Denn die Wurzel allen Übels – und deswegen verwehrt sich die Briefschreiberin auch gegen ihres Erachtens kraftlose Etiketten wie ›Feminismus‹ oder ›Emanzipation‹, die nichtssagend und korrupt seien (S. 226) –  sei »die infantile Fixierung der Väter« (S. 226) auf ihre Macht als Patriarchen: Sie bedinge, dass Männer denken, sie hätten in ihrer Männlichkeit versagt, könnten sie die Familie nicht allein ernähren (S. 229), dass sie glauben, sie müssten Mädchen und Frauen in ihrer Umgebung abwerten, sich als Tyrann und Diktator gebärden, um die eigenen Minderwertigkeitsgefühle zu bewältigen.
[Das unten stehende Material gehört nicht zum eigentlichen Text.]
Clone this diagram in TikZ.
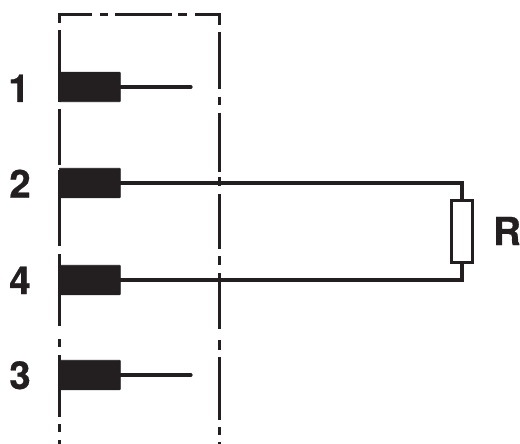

Virginia Woolf, die klar erkennt, dass Geistiges und Materielles, Öffentliches und Privates untrennbar miteinander verbunden sind (S. 236), zieht vom Familientyrann den Bogen zu Hitler und Duce. Erst wenn wir in einer Gesellschaft angekommen sein werden, in der alle Menschen gleichwertig akzeptiert und respektiert werden, in der die Prinzipien Freiheit, Gleichheit und Gerechtigkeit sich durchgesetzt haben, weil wir endlich verstanden haben, dass uns unser gemeinsames Interesse verbindet, wir eine einzige Welt haben und ein Leben, das wir gestalten können, ein Sein, in dem wir »neue Wörter und neue Methoden« (S. 237) erproben, erst dann werden wir Kriege verhindern können.

 

Virginia Woolf: Vom Verachtetwerden oder Drei Guineen. Übersetzt von Antje Rávik Strubel. Zürich: Kampa Verlag 2021.